Interview

25 SAS Interview Questions and Answers

Prepare for your next interview with our comprehensive guide on SAS, featuring common questions and detailed answers to boost your confidence.

SAS (Statistical Analysis System) is a powerful software suite used for advanced analytics, business intelligence, data management, and predictive analytics. Known for its robust data handling capabilities and extensive library of statistical functions, SAS is a staple in industries such as healthcare, finance, and marketing.

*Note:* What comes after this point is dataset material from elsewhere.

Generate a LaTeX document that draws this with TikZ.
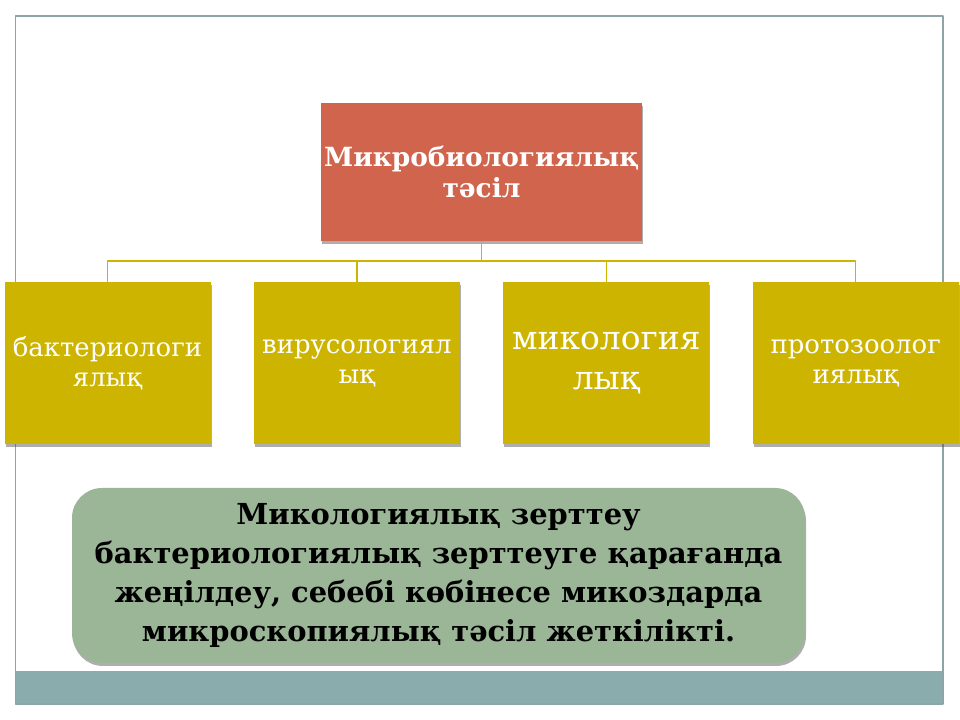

Its ability to handle large datasets and perform complex analyses makes it an invaluable tool for data professionals.

This article aims to prepare you for SAS-related interview questions by providing a curated selection of queries and detailed answers. By familiarizing yourself with these questions, you will gain a deeper understanding of SAS functionalities and enhance your ability to articulate your expertise during interviews.

SAS Interview Questions and Answers

1. What is the purpose of the DATA step and PROC step in SAS?

In SAS, the DATA step is used for data manipulation, such as reading, transforming, and creating datasets. It allows operations like merging, filtering, and calculating new variables.

Example:

DATA new_dataset;
    SET old_dataset;
    new_variable = old_variable * 2;
    IF new_variable > 10 THEN output;
RUN;

The PROC step is for data analysis and reporting, including statistical analysis and generating reports. Common procedures include PROC MEANS, PROC FREQ, and PROC REG.

Example:

PROC MEANS DATA=new_dataset;
    VAR new_variable;
RUN;

2. Explain the use of the INFILE statement.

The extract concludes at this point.